The Taliban has taken over at least 11 provincial capitals, including reports Thursday that Herat, Afghanistan’s third largest city, had fallen. The State Department has accused the Islamist militant group of committing atrocities and war crimes as part of its violent offensive, including the assassination of the director of Afghanistan’s government media center, Dawa Khan Menapal, late last week.
It also follows warnings Thursday by the State Department for all Americans to immediately leave Afghanistan, urging those with difficulty purchasing a flight or waiting immigrant visas to immediately contact the embassy for assistance.
In April, the State Department authorized “ordered departure” for U.S. embassy staff whose job functions could be carried out state-side, citing increasing violence and threat reports to Kabul.
Price rejected that the U.S. was abandoning Afghanistan in its time of need, referring to an announcement in June of $266 million in new humanitarian assistance, bringing total humanitarian aid to the country over 20 years of U.S. involvement to $3.9 billion.

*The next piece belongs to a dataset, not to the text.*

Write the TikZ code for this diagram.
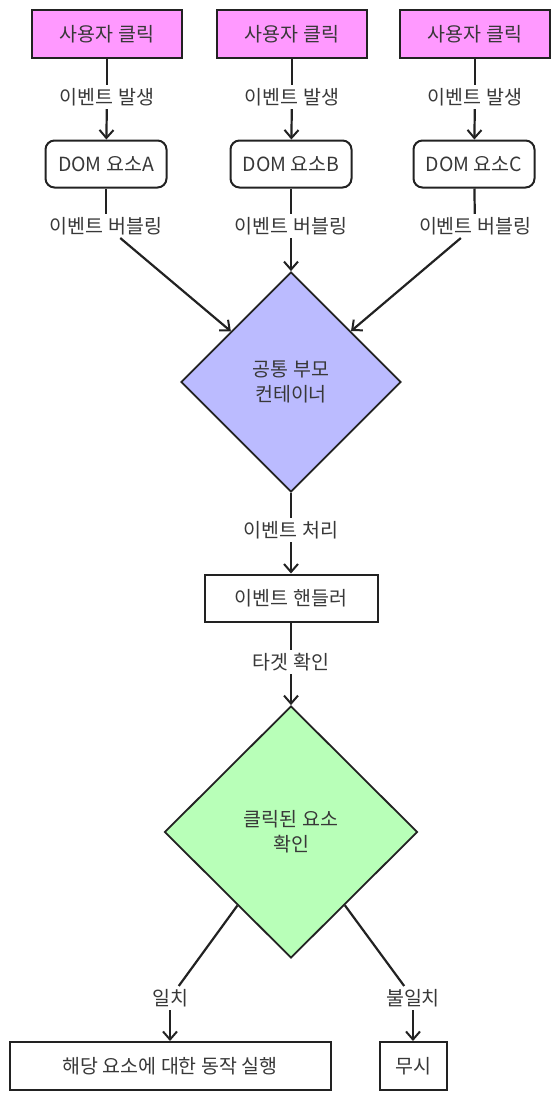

He said humanitarian assistance will continue as well as diplomatic efforts to negotiate between the Taliban and the Afghan government, as discussions take place in Doha, Qatar even as the Taliban continues its violent takeover of the country.
The U.S., along with diplomatic partners, have in recent days threatened the Taliban with international isolation for their continued offensive and have urged participation in peace talks.
U.S. envoy for Afghanistan Ambassador Zalmay Khalilzad is in Qatar galvanizing European, Chinese and regional partners in an effort to reduce the violence and achieve a ceasefire, threatening the Taliban with international isolation if it continues its offensive.
Price said the U.S. is working to secure commitments from these partner countries “not to recognize any entity that takes control of Afghanistan by force, not to recognize any force that seeks to take control of Afghanistan at the barrel of a gun.”
European Union Foreign Policy chief Josep Borell on Thursday reiterated that commitment in a statement, stressing protections and freedoms for women and girls, including access to education.
“Otherwise, if power is taken by force and an Islamic Emirate re-established, the Taliban would face non-recognition, isolation, lack of international support and the prospect of continued conflict and protracted instability in Afghanistan,” Borell said.